> **Given request**:
Find the string "standalone" in the records. Copy every line it appears in.

> **Records provided**:
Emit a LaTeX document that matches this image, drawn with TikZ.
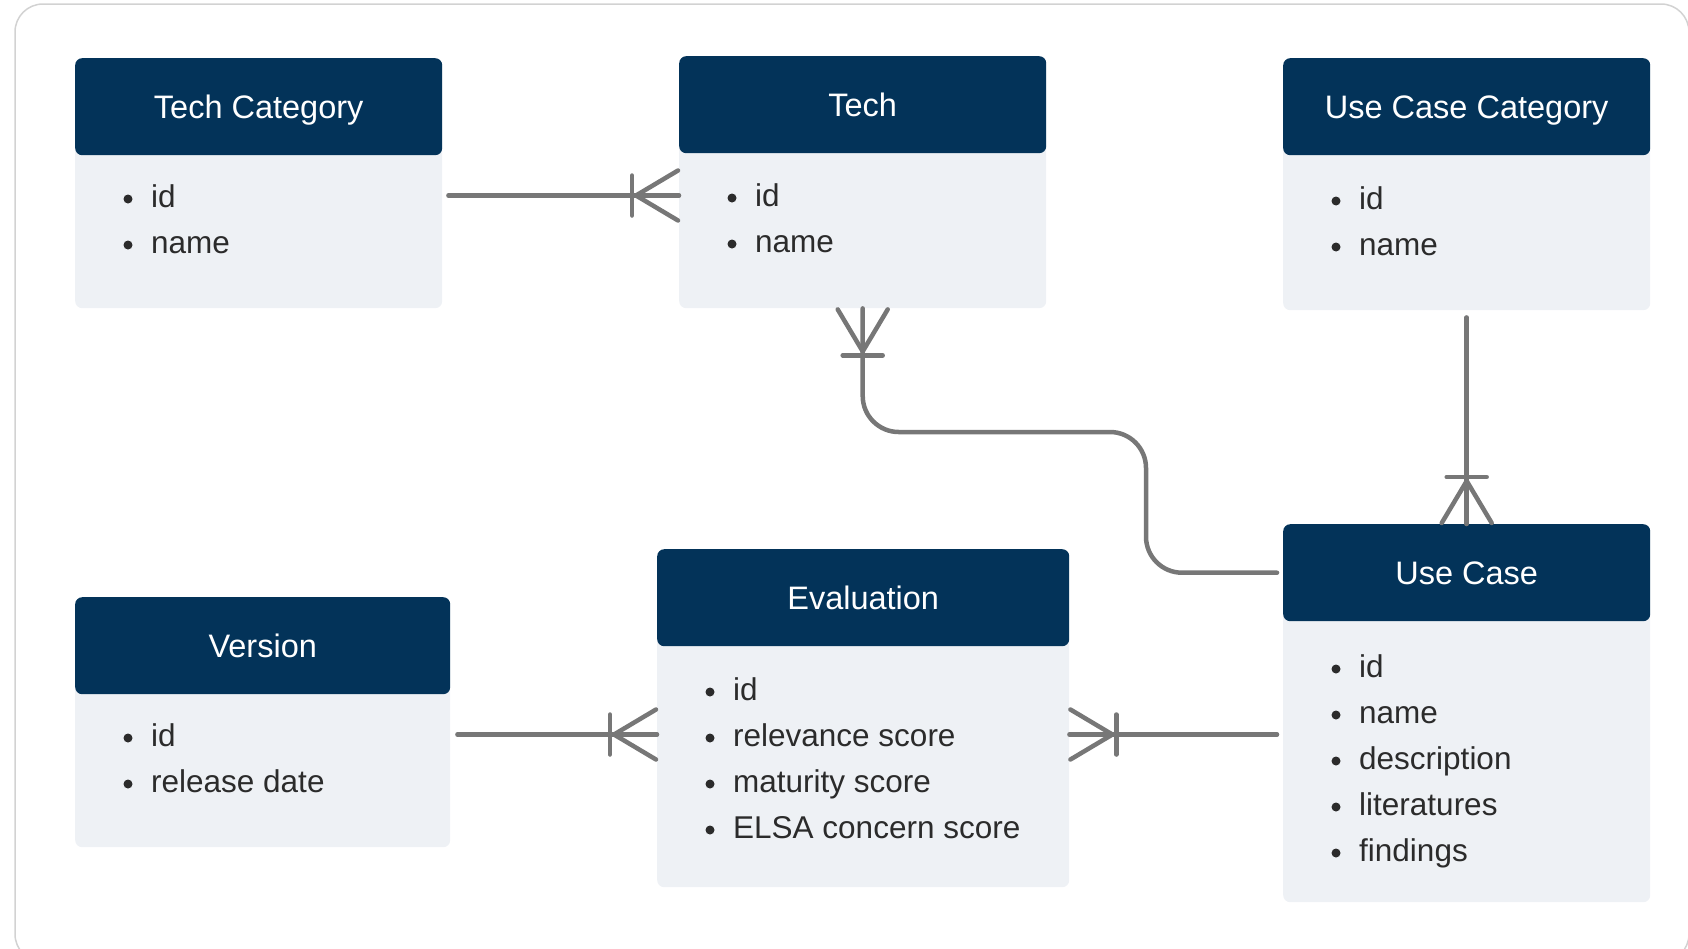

==

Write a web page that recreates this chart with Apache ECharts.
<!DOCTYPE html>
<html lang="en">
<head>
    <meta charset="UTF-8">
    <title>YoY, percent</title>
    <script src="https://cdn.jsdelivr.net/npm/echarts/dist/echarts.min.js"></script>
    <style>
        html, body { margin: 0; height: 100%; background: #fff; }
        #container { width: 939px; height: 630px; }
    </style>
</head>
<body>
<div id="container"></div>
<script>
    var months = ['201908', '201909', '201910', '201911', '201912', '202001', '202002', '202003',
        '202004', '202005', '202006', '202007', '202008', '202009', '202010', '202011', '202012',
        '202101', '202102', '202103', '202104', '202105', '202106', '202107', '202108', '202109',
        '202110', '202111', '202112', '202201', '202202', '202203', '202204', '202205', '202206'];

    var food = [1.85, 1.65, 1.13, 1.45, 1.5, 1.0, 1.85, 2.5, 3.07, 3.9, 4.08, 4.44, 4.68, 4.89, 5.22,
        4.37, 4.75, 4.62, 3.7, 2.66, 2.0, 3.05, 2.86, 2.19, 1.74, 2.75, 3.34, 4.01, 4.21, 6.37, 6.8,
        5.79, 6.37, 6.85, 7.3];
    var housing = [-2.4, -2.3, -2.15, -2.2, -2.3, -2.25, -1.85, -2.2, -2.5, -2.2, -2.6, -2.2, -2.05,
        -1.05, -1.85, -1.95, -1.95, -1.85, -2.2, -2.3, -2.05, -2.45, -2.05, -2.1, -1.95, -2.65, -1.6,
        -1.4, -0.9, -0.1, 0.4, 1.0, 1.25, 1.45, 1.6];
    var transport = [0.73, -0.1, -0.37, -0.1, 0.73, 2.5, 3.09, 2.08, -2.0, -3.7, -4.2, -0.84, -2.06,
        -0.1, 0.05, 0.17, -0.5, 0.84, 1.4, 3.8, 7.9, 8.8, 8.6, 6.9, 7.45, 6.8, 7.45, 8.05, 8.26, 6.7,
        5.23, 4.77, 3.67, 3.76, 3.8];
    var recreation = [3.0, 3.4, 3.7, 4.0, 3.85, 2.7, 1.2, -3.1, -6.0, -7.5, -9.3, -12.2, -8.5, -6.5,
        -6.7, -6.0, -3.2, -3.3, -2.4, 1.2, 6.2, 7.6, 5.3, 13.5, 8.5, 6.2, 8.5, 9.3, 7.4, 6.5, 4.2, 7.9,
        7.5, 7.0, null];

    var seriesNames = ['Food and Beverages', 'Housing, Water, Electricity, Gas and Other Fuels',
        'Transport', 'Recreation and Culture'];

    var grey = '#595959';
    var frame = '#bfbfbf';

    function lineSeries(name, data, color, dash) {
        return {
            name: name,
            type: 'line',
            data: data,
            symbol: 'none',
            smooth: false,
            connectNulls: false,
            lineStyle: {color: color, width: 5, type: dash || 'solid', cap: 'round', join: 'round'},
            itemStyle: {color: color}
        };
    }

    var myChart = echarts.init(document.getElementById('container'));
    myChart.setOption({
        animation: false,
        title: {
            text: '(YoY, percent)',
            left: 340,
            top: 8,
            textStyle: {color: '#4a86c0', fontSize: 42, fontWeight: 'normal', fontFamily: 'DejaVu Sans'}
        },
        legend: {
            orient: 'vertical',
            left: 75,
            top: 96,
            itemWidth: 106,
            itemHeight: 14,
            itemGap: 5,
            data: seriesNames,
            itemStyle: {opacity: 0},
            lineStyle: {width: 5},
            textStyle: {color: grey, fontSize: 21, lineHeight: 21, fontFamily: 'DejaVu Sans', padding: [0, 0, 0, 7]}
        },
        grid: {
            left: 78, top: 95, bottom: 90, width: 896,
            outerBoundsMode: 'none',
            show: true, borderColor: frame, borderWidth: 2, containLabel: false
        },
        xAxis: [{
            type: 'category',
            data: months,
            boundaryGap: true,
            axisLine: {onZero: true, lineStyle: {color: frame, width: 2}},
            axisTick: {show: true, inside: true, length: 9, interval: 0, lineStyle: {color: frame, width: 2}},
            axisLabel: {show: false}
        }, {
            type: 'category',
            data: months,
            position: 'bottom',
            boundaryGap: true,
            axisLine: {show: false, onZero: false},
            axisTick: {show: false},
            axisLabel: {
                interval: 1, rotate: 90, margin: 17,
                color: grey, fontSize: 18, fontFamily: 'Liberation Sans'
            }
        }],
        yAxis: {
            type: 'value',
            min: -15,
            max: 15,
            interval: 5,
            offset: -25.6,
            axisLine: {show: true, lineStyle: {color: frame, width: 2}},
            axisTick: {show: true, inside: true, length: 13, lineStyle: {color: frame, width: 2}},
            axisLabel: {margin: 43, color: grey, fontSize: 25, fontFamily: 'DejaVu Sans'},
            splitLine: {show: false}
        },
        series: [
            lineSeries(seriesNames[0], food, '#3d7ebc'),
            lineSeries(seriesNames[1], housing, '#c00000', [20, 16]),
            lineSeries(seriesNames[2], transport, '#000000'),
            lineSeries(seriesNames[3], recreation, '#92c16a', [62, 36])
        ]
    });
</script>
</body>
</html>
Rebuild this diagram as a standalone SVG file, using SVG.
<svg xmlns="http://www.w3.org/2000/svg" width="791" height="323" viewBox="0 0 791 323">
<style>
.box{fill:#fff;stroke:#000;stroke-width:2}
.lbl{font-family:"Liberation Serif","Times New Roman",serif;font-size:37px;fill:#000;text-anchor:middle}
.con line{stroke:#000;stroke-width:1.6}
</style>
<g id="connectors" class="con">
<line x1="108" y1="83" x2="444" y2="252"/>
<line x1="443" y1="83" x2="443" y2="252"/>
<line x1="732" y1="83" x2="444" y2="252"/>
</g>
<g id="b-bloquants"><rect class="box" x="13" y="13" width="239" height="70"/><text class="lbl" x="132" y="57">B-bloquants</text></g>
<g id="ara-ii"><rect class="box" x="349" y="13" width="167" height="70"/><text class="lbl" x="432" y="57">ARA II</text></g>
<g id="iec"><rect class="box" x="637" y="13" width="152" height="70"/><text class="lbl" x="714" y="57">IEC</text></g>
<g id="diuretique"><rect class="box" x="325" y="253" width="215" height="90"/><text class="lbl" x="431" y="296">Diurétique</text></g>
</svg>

...

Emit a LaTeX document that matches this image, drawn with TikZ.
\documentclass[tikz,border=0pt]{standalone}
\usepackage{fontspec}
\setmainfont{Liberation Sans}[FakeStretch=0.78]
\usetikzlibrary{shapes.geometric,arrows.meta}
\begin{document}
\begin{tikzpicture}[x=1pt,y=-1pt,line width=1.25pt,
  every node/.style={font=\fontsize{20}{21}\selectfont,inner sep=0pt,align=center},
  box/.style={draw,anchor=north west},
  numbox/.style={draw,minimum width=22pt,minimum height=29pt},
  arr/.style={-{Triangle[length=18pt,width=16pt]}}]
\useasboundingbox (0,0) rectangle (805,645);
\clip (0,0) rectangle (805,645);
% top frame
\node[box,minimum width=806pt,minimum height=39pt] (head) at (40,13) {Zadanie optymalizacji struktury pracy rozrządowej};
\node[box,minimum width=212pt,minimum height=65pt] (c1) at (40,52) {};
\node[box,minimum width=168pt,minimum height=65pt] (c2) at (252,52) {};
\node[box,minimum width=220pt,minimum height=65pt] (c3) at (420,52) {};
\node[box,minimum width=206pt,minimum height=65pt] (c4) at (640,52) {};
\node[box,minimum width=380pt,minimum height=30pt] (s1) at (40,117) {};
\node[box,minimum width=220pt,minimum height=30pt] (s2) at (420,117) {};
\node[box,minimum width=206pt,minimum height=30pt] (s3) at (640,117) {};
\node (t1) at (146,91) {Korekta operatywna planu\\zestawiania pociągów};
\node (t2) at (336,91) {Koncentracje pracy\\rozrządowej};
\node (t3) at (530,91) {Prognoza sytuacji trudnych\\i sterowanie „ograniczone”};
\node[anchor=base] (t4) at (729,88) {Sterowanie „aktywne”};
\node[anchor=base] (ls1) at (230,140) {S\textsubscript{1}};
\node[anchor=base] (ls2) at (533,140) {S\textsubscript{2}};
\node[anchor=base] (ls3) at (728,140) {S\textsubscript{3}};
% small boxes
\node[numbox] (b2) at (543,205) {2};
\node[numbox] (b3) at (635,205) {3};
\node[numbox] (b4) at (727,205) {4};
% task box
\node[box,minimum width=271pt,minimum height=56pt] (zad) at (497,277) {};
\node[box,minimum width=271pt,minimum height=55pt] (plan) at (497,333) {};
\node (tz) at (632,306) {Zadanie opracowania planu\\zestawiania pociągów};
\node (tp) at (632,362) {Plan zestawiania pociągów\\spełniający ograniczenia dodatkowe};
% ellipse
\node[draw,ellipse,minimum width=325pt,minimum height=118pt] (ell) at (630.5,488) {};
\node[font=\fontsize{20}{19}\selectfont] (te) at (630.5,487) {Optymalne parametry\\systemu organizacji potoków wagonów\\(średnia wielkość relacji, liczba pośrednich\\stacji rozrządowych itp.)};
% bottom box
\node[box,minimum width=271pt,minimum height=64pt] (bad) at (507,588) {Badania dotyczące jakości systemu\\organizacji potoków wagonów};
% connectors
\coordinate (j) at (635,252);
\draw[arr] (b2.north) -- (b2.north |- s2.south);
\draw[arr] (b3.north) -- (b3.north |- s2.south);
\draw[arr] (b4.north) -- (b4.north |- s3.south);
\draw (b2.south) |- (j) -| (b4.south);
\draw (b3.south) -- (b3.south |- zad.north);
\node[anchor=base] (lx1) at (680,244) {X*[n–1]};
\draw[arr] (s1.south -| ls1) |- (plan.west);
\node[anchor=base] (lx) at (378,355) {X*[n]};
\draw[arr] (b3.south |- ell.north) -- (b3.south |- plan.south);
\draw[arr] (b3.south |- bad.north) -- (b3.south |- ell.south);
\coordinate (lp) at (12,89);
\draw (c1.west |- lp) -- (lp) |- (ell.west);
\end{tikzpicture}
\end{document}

> **Written solution**:
Rebuild this diagram as a standalone SVG file, using SVG.
\documentclass[tikz,border=0pt]{standalone}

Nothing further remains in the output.